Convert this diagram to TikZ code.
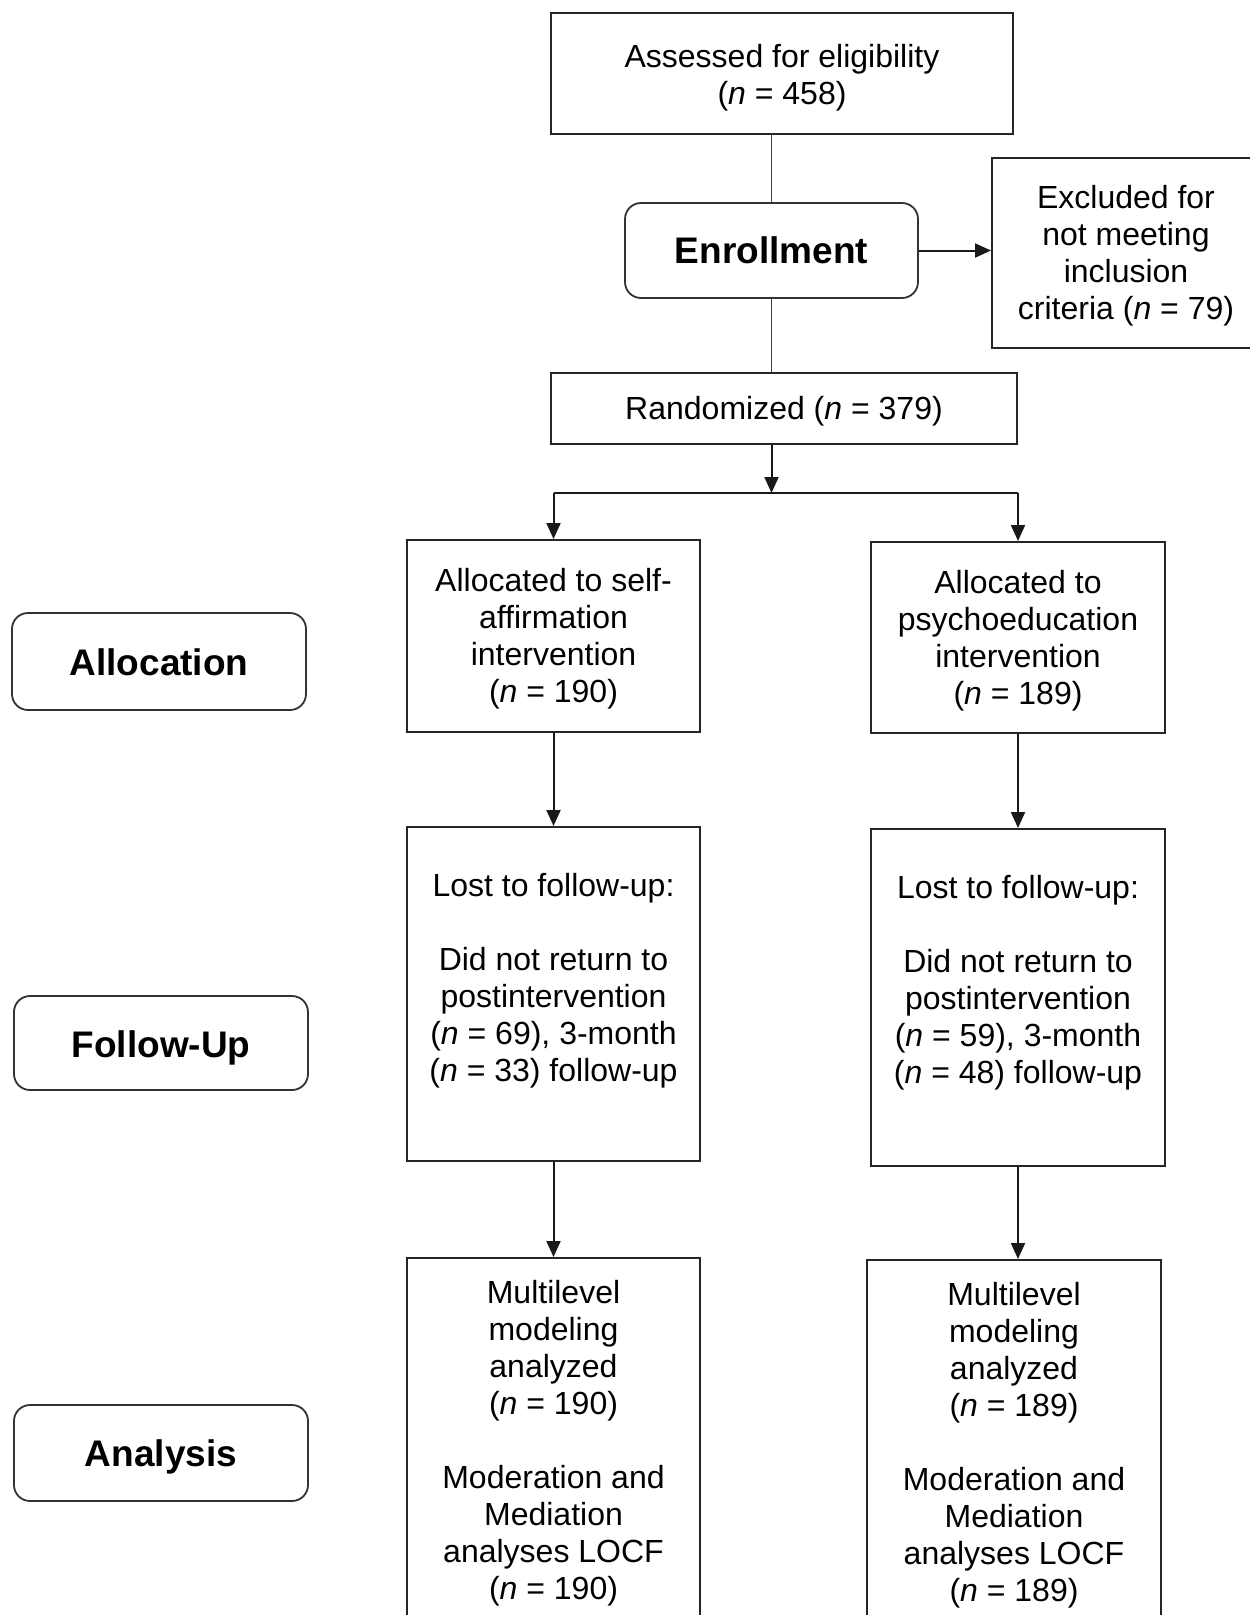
\documentclass[tikz,border=0pt]{standalone}
\usepackage{fontspec}
\setmainfont{Liberation Sans}
\usetikzlibrary{arrows.meta}
\begin{document}
\begin{tikzpicture}[x=1pt,y=-1pt,
  box/.style={draw=black!85, line width=2pt, rectangle, inner sep=0pt},
  txt/.style={align=center, inner sep=0pt, font=\fontsize{32}{37}\selectfont},
  stage/.style={draw=black!80, line width=1.8pt, rounded corners=16pt,
    minimum width=294pt, inner sep=0pt},
  stagetxt/.style={inner sep=0pt, font=\fontsize{37}{42}\selectfont\bfseries},
  flow/.style={line width=2pt, draw=black!90, -{Triangle[length=16pt,width=14pt]}},
  branch/.style={line width=2pt, draw=black!90},
  link/.style={line width=1.5pt, draw=black!75}]
\useasboundingbox (0,0) rectangle (1250,1615);
\clip (0,0) rectangle (1250,1615);

% top of the chart
\node[box, minimum width=462pt, minimum height=121pt] (assess) at (782,73.5) {};
\node[txt] (assesstext) at ([yshift=-4pt]assess.center)
  {Assessed for eligibility\\(\textit{n} = 458)};
\node[stage, minimum width=293pt, minimum height=95pt] (enroll) at (771.5,250.5) {};
\node[stagetxt] (enrolltext) at (enroll.center) {Enrollment};
\node[box, minimum width=268pt, minimum height=190pt] (excl) at (1126,253) {};
\node[txt] (excltext) at ([yshift=-3pt]excl.center)
  {Excluded for\\not meeting\\inclusion\\criteria (\textit{n} = 79)};
\node[box, minimum width=466pt, minimum height=71pt] (rand) at (784,408.5) {};
\node[txt] (randtext) at ([yshift=-3pt]rand.center) {Randomized (\textit{n} = 379)};

% allocation
\node[box, minimum width=293pt, minimum height=192pt] (allocA) at (553.5,636) {};
\node[txt] (allocAtext) at ([yshift=-3pt]allocA.center)
  {Allocated to self-\\affirmation\\intervention\\(\textit{n} = 190)};
\node[box, minimum width=294pt, minimum height=191pt] (allocB) at (1018,637.5) {};
\node[txt] (allocBtext) at ([yshift=-3pt]allocB.center)
  {Allocated to\\psychoeducation\\intervention\\(\textit{n} = 189)};

% follow-up
\node[box, minimum width=293pt, minimum height=334pt] (lostA) at (553.5,994) {};
\node[txt] (lostAtext) at (553.5,981)
  {Lost to follow-up:\\[37pt]Did not return to\\postintervention\\(\textit{n} = 69), 3-month\\(\textit{n} = 33) follow-up};
\node[box, minimum width=294pt, minimum height=337pt] (lostB) at (1018,997.5) {};
\node[txt] (lostBtext) at (1018,983)
  {Lost to follow-up:\\[37pt]Did not return to\\postintervention\\(\textit{n} = 59), 3-month\\(\textit{n} = 48) follow-up};

% analysis (boxes run past the lower edge)
\node[box, minimum width=293pt, minimum height=362pt] (anaA) at (553.5,1439) {};
\node[txt] (anaAtext) at ([yshift=-4pt]anaA.center)
  {Multilevel\\modeling\\analyzed\\(\textit{n} = 190)\\[37pt]Moderation and\\Mediation\\analyses LOCF\\(\textit{n} = 190)};
\node[box, minimum width=294pt, minimum height=363pt] (anaB) at (1014,1441.5) {};
\node[txt] (anaBtext) at ([yshift=-4pt]anaB.center)
  {Multilevel\\modeling\\analyzed\\(\textit{n} = 189)\\[37pt]Moderation and\\Mediation\\analyses LOCF\\(\textit{n} = 189)};

% stage labels on the left
\node[stage, minimum height=97pt] (stAlloc) at (159,661.5) {};
\node[stagetxt] (stAlloctext) at ([yshift=-1pt]stAlloc.center) {Allocation};
\node[stage, minimum height=94pt] (stFollow) at (161,1043) {};
\node[stagetxt] (stFollowtext) at ([yshift=-5pt]stFollow.center) {Follow-Up};
\node[stage, minimum height=96pt] (stAna) at (161,1453) {};
\node[stagetxt] (stAnatext) at ([yshift=-4pt]stAna.center) {Analysis};

% connectors
\draw[link] (assess.south -| enroll.north) -- (enroll.north);
\draw[link] (enroll.south) -- (rand.north -| enroll.south);
\draw[flow] (enroll.east) -- (excl.west |- enroll.east);
\coordinate (split) at (771.5,493);
\draw[flow] (rand.south -| split) -- (split);
\draw[branch] (allocA.north |- split) -- (allocB.north |- split);
\draw[flow] (allocA.north |- split) -- (allocA.north);
\draw[flow] (allocB.north |- split) -- (allocB.north);
\draw[flow] (allocA.south) -- (lostA.north);
\draw[flow] (allocB.south) -- (lostB.north);
\draw[flow] (lostA.south) -- (anaA.north);
\draw[flow] (lostB.south) -- (lostB.south |- anaB.north);
\end{tikzpicture}
\end{document}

****

- Task goal:
All of the data above should be quoted exactly, except for the pictures.

- Solution for this task:
Convert this diagram to TikZ code.
\documentclass[tikz,border=0pt]{standalone}
\usepackage{fontspec}
\setmainfont{Liberation Sans}
\usetikzlibrary{arrows.meta}
\begin{document}
\begin{tikzpicture}[x=1pt,y=-1pt,
  box/.style={draw=black!85, line width=2pt, rectangle, inner sep=0pt},
  txt/.style={align=center, inner sep=0pt, font=\fontsize{32}{37}\selectfont},
  stage/.style={draw=black!80, line width=1.8pt, rounded corners=16pt,
    minimum width=294pt, inner sep=0pt},
  stagetxt/.style={inner sep=0pt, font=\fontsize{37}{42}\selectfont\bfseries},
  flow/.style={line width=2pt, draw=black!90, -{Triangle[length=16pt,width=14pt]}},
  branch/.style={line width=2pt, draw=black!90},
  link/.style={line width=1.5pt, draw=black!75}]
\useasboundingbox (0,0) rectangle (1250,1615);
\clip (0,0) rectangle (1250,1615);

% top of the chart
\node[box, minimum width=462pt, minimum height=121pt] (assess) at (782,73.5) {};
\node[txt] (assesstext) at ([yshift=-4pt]assess.center)
  {Assessed for eligibility\\(\textit{n} = 458)};
\node[stage, minimum width=293pt, minimum height=95pt] (enroll) at (771.5,250.5) {};
\node[stagetxt] (enrolltext) at (enroll.center) {Enrollment};
\node[box, minimum width=268pt, minimum height=190pt] (excl) at (1126,253) {};
\node[txt] (excltext) at ([yshift=-3pt]excl.center)
  {Excluded for\\not meeting\\inclusion\\criteria (\textit{n} = 79)};
\node[box, minimum width=466pt, minimum height=71pt] (rand) at (784,408.5) {};
\node[txt] (randtext) at ([yshift=-3pt]rand.center) {Randomized (\textit{n} = 379)};

% allocation
\node[box, minimum width=293pt, minimum height=192pt] (allocA) at (553.5,636) {};
\node[txt] (allocAtext) at ([yshift=-3pt]allocA.center)
  {Allocated to self-\\affirmation\\intervention\\(\textit{n} = 190)};
\node[box, minimum width=294pt, minimum height=191pt] (allocB) at (1018,637.5) {};
\node[txt] (allocBtext) at ([yshift=-3pt]allocB.center)
  {Allocated to\\psychoeducation\\intervention\\(\textit{n} = 189)};

% follow-up
\node[box, minimum width=293pt, minimum height=334pt] (lostA) at (553.5,994) {};
\node[txt] (lostAtext) at (553.5,981)
  {Lost to follow-up:\\[37pt]Did not return to\\postintervention\\(\textit{n} = 69), 3-month\\(\textit{n} = 33) follow-up};
\node[box, minimum width=294pt, minimum height=337pt] (lostB) at (1018,997.5) {};
\node[txt] (lostBtext) at (1018,983)
  {Lost to follow-up:\\[37pt]Did not return to\\postintervention\\(\textit{n} = 59), 3-month\\(\textit{n} = 48) follow-up};

% analysis (boxes run past the lower edge)
\node[box, minimum width=293pt, minimum height=362pt] (anaA) at (553.5,1439) {};
\node[txt] (anaAtext) at ([yshift=-4pt]anaA.center)
  {Multilevel\\modeling\\analyzed\\(\textit{n} = 190)\\[37pt]Moderation and\\Mediation\\analyses LOCF\\(\textit{n} = 190)};
\node[box, minimum width=294pt, minimum height=363pt] (anaB) at (1014,1441.5) {};
\node[txt] (anaBtext) at ([yshift=-4pt]anaB.center)
  {Multilevel\\modeling\\analyzed\\(\textit{n} = 189)\\[37pt]Moderation and\\Mediation\\analyses LOCF\\(\textit{n} = 189)};

% stage labels on the left
\node[stage, minimum height=97pt] (stAlloc) at (159,661.5) {};
\node[stagetxt] (stAlloctext) at ([yshift=-1pt]stAlloc.center) {Allocation};
\node[stage, minimum height=94pt] (stFollow) at (161,1043) {};
\node[stagetxt] (stFollowtext) at ([yshift=-5pt]stFollow.center) {Follow-Up};
\node[stage, minimum height=96pt] (stAna) at (161,1453) {};
\node[stagetxt] (stAnatext) at ([yshift=-4pt]stAna.center) {Analysis};

% connectors
\draw[link] (assess.south -| enroll.north) -- (enroll.north);
\draw[link] (enroll.south) -- (rand.north -| enroll.south);
\draw[flow] (enroll.east) -- (excl.west |- enroll.east);
\coordinate (split) at (771.5,493);
\draw[flow] (rand.south -| split) -- (split);
\draw[branch] (allocA.north |- split) -- (allocB.north |- split);
\draw[flow] (allocA.north |- split) -- (allocA.north);
\draw[flow] (allocB.north |- split) -- (allocB.north);
\draw[flow] (allocA.south) -- (lostA.north);
\draw[flow] (allocB.south) -- (lostB.north);
\draw[flow] (lostA.south) -- (anaA.north);
\draw[flow] (lostB.south) -- (lostB.south |- anaB.north);
\end{tikzpicture}
\end{document}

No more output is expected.